= Exercise prompt =
Your task is to print, exactly and only, the lines from the start of the entries below through the line with "plt.rcParams['font.family'] = ['Lato', 'DejaVu". Include both ends, but skip the pictures.

= Supplied material =
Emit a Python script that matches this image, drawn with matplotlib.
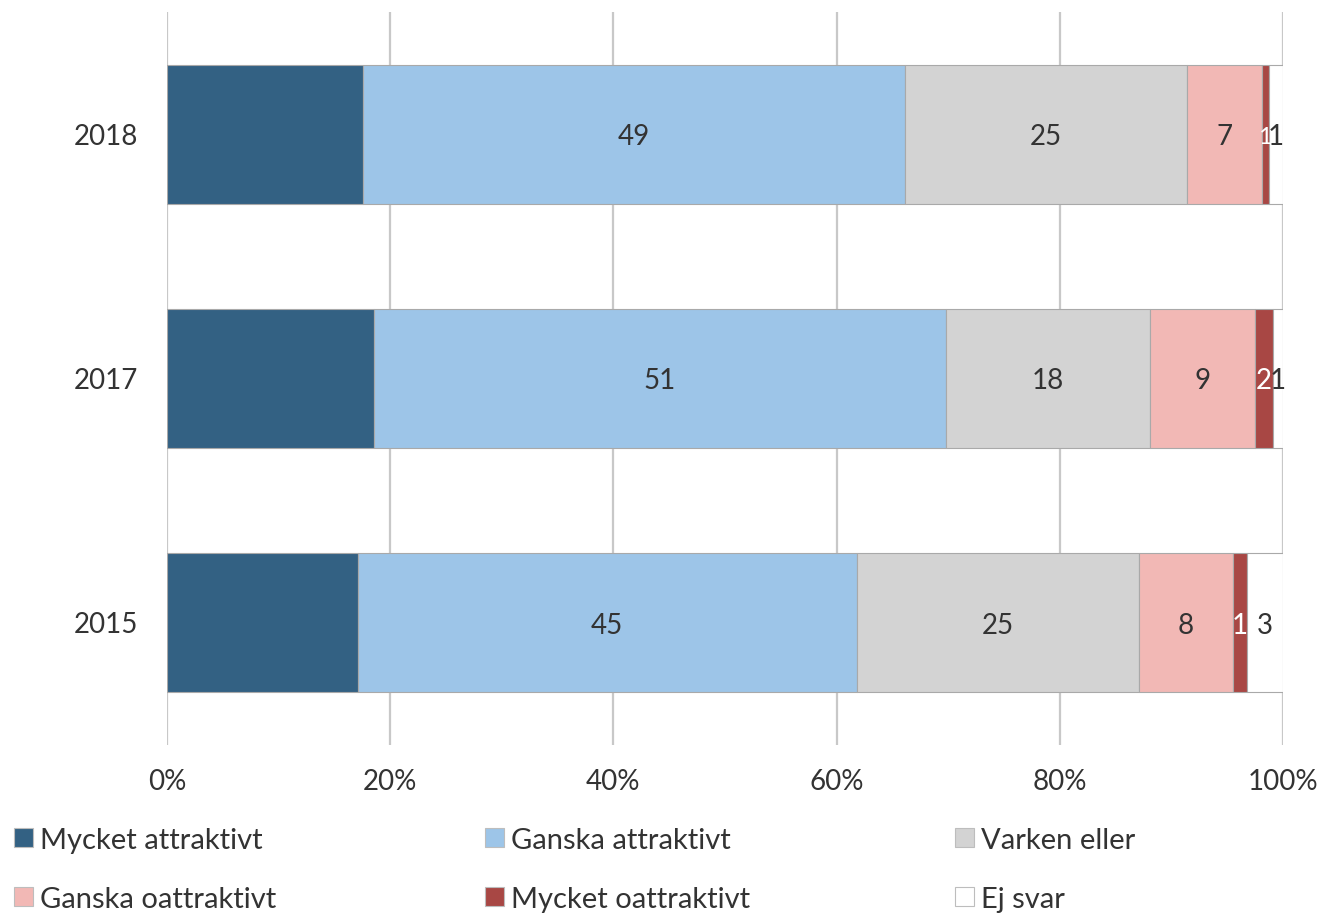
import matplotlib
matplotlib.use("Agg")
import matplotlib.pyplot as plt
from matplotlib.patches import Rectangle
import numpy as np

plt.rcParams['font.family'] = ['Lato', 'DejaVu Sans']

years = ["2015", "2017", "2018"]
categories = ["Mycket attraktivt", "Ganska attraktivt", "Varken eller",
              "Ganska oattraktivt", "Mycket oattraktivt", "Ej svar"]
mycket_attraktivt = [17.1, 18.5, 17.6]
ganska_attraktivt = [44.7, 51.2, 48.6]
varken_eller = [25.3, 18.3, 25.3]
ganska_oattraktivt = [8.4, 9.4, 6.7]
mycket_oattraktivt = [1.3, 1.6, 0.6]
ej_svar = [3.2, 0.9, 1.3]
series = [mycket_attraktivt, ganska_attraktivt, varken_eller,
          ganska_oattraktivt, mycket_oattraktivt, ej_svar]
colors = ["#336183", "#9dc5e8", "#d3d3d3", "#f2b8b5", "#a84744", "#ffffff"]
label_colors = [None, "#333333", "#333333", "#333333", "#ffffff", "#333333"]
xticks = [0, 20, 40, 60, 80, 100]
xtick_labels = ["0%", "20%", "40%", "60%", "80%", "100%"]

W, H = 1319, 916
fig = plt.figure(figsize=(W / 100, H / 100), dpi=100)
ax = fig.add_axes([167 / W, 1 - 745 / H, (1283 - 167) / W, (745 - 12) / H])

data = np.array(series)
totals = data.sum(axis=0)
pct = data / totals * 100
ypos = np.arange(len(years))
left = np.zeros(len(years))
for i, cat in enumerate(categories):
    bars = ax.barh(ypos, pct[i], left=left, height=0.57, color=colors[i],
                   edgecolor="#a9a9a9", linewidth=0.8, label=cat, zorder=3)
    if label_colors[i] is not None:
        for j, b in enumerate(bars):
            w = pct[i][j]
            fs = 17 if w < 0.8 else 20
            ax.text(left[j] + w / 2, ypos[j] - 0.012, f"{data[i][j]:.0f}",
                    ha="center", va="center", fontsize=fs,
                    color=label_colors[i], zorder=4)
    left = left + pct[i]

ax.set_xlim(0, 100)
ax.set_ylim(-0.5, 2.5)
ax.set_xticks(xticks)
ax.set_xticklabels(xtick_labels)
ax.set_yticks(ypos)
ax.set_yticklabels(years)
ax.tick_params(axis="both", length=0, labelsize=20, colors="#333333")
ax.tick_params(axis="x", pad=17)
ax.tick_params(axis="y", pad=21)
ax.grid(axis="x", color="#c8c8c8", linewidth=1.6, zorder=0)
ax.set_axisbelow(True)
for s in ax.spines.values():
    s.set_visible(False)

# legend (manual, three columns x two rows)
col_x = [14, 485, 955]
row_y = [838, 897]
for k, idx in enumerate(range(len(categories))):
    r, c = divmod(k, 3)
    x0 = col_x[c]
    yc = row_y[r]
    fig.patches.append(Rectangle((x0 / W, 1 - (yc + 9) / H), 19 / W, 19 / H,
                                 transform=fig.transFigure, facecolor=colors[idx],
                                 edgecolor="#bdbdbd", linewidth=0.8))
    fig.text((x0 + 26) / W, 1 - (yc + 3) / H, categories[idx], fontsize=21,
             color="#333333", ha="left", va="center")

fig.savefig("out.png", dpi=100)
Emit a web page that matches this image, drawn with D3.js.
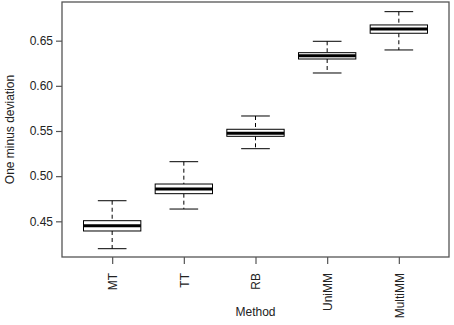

= Answer to this problem =
Emit a Python script that matches this image, drawn with matplotlib.
import matplotlib
matplotlib.use("Agg")
import matplotlib.pyplot as plt
from matplotlib.patches import Rectangle
import numpy as np

plt.rcParams['font.family'] = ['Lato', 'DejaVu Sans']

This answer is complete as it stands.